--- Start of Source data ---

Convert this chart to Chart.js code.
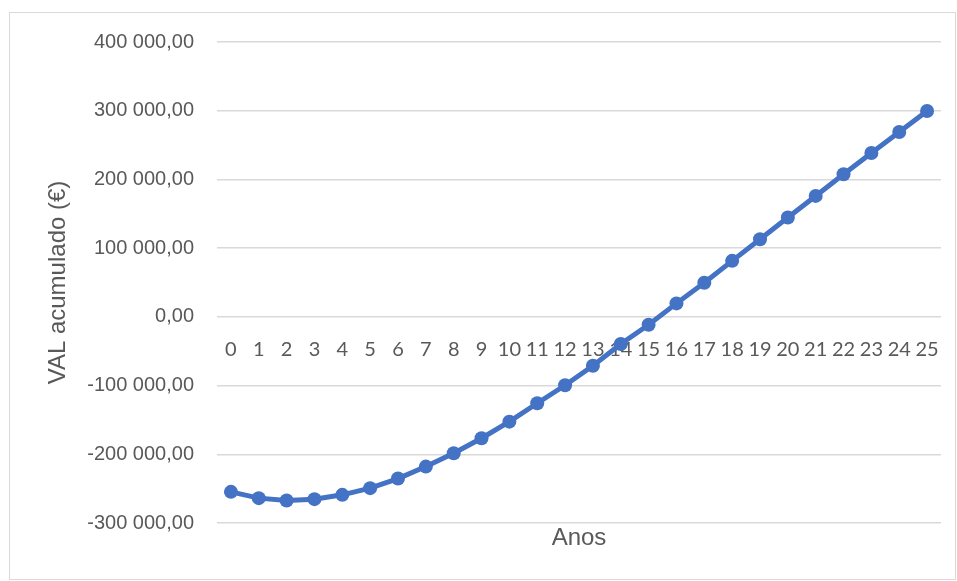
<!DOCTYPE html>
<html>
<head>
<meta charset="utf-8">
<script src="https://cdn.jsdelivr.net/npm/chart.js@4"></script>
<style>
  html, body { margin: 0; padding: 0; background: #fff; }
  #wrap { position: relative; width: 957px; height: 581px; }
  #frame { position: absolute; left: 9px; top: 12px; width: 945px; height: 566px;
           border: 1px solid #d9d9d9; pointer-events: none; }
</style>
</head>
<body>
<div id="wrap">
  <canvas id="valChart" width="957" height="581"></canvas>
  <div id="frame"></div>
</div>
<script>
// anos do projeto
const anos = ['0','1','2','3','4','5','6','7','8','9','10','11','12','13','14','15','16','17','18','19','20','21','22','23','24','25'];

// VAL acumulado (€)
const valAcumulado = [-254700, -263800, -267300, -265300, -259000, -249300, -235300, -217900, -198400, -176600,
                      -152500, -125700, -99600, -71100, -39500, -11500, 19600, 49600, 81500, 113000,
                      144600, 176000, 207600, 238500, 269000, 299600];

const yMin = -300000;
const yMax = 400000;
const yStep = 100000;

const textColor = '#595959';
const arial = '"Liberation Sans", Arial, sans-serif';

// formato "400 000,00"
function formatEuro(v) {
    const neg = v < 0;
    const s = Math.abs(v).toFixed(0).replace(/\B(?=(\d{3})+(?!\d))/g, ' ');
    return (neg ? '-' : '') + s + ',00';
}

const ctx = document.getElementById('valChart').getContext('2d');
const valChart = new Chart(ctx, {
    type: 'line',
    data: {
        labels: anos,
        datasets: [{
            data: valAcumulado,
            borderColor: '#4472C4',
            backgroundColor: '#4472C4',
            borderWidth: 5,
            pointRadius: 7,
            pointBorderWidth: 0,
            fill: false,
            tension: 0
        }]
    },
    options: {
        responsive: false,
        animation: false,
        layout: { padding: { left: 0, right: 16, top: 42, bottom: 28 } },
        plugins: { legend: { display: false }, tooltip: { enabled: false } },
        scales: {
            x: {
                type: 'category',
                position: { y: 0 },   // etiquetas junto ao zero
                offset: true,
                grid: { display: false },
                border: { display: false },
                ticks: { color: textColor, font: { family: 'Lato', size: 20 }, padding: 13, maxRotation: 0, autoSkip: false }
            },
            xTitle: {
                type: 'category',
                position: 'bottom',
                offset: true,
                grid: { display: false },
                border: { display: false },
                ticks: { display: false },
                title: { display: true, text: 'Anos', color: textColor, font: { family: arial, size: 24 }, padding: { top: 0, bottom: 0 } },
                afterFit: (scale) => { scale.height = 30; }
            },
            y: {
                min: yMin,
                max: yMax,
                ticks: {
                    stepSize: yStep,
                    color: textColor,
                    font: { family: arial, size: 20 },
                    padding: 23,
                    callback: (v) => formatEuro(v)
                },
                grid: { color: '#d9d9d9', lineWidth: 1.5, drawTicks: false },
                border: { display: false },
                title: { display: true, text: 'VAL acumulado (€)', color: textColor, font: { family: arial, size: 24 }, padding: { top: 44, bottom: 0 } },
                afterFit: (scale) => { scale.width = 217; }
            }
        }
    }
});
</script>
</body>
</html>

--- End of Source data ---

Required task:
The data above should be repeated exactly, minus any pictures.

Response:
Convert this chart to Chart.js code.
<!DOCTYPE html>
<html>
<head>
<meta charset="utf-8">
<script src="https://cdn.jsdelivr.net/npm/chart.js@4"></script>
<style>
  html, body { margin: 0; padding: 0; background: #fff; }
  #wrap { position: relative; width: 957px; height: 581px; }
  #frame { position: absolute; left: 9px; top: 12px; width: 945px; height: 566px;
           border: 1px solid #d9d9d9; pointer-events: none; }
</style>
</head>
<body>
<div id="wrap">
  <canvas id="valChart" width="957" height="581"></canvas>
  <div id="frame"></div>
</div>
<script>
// anos do projeto
const anos = ['0','1','2','3','4','5','6','7','8','9','10','11','12','13','14','15','16','17','18','19','20','21','22','23','24','25'];

// VAL acumulado (€)
const valAcumulado = [-254700, -263800, -267300, -265300, -259000, -249300, -235300, -217900, -198400, -176600,
                      -152500, -125700, -99600, -71100, -39500, -11500, 19600, 49600, 81500, 113000,
                      144600, 176000, 207600, 238500, 269000, 299600];

const yMin = -300000;
const yMax = 400000;
const yStep = 100000;

const textColor = '#595959';
const arial = '"Liberation Sans", Arial, sans-serif';

// formato "400 000,00"
function formatEuro(v) {
    const neg = v < 0;
    const s = Math.abs(v).toFixed(0).replace(/\B(?=(\d{3})+(?!\d))/g, ' ');
    return (neg ? '-' : '') + s + ',00';
}

const ctx = document.getElementById('valChart').getContext('2d');
const valChart = new Chart(ctx, {
    type: 'line',
    data: {
        labels: anos,
        datasets: [{
            data: valAcumulado,
            borderColor: '#4472C4',
            backgroundColor: '#4472C4',
            borderWidth: 5,
            pointRadius: 7,
            pointBorderWidth: 0,
            fill: false,
            tension: 0
        }]
    },
    options: {
        responsive: false,
        animation: false,
        layout: { padding: { left: 0, right: 16, top: 42, bottom: 28 } },
        plugins: { legend: { display: false }, tooltip: { enabled: false } },
        scales: {
            x: {
                type: 'category',
                position: { y: 0 },   // etiquetas junto ao zero
                offset: true,
                grid: { display: false },
                border: { display: false },
                ticks: { color: textColor, font: { family: 'Lato', size: 20 }, padding: 13, maxRotation: 0, autoSkip: false }
            },
            xTitle: {
                type: 'category',
                position: 'bottom',
                offset: true,
                grid: { display: false },
                border: { display: false },
                ticks: { display: false },
                title: { display: true, text: 'Anos', color: textColor, font: { family: arial, size: 24 }, padding: { top: 0, bottom: 0 } },
                afterFit: (scale) => { scale.height = 30; }
            },
            y: {
                min: yMin,
                max: yMax,
                ticks: {
                    stepSize: yStep,
                    color: textColor,
                    font: { family: arial, size: 20 },
                    padding: 23,
                    callback: (v) => formatEuro(v)
                },
                grid: { color: '#d9d9d9', lineWidth: 1.5, drawTicks: false },
                border: { display: false },
                title: { display: true, text: 'VAL acumulado (€)', color: textColor, font: { family: arial, size: 24 }, padding: { top: 44, bottom: 0 } },
                afterFit: (scale) => { scale.width = 217; }
            }
        }
    }
});
</script>
</body>
</html>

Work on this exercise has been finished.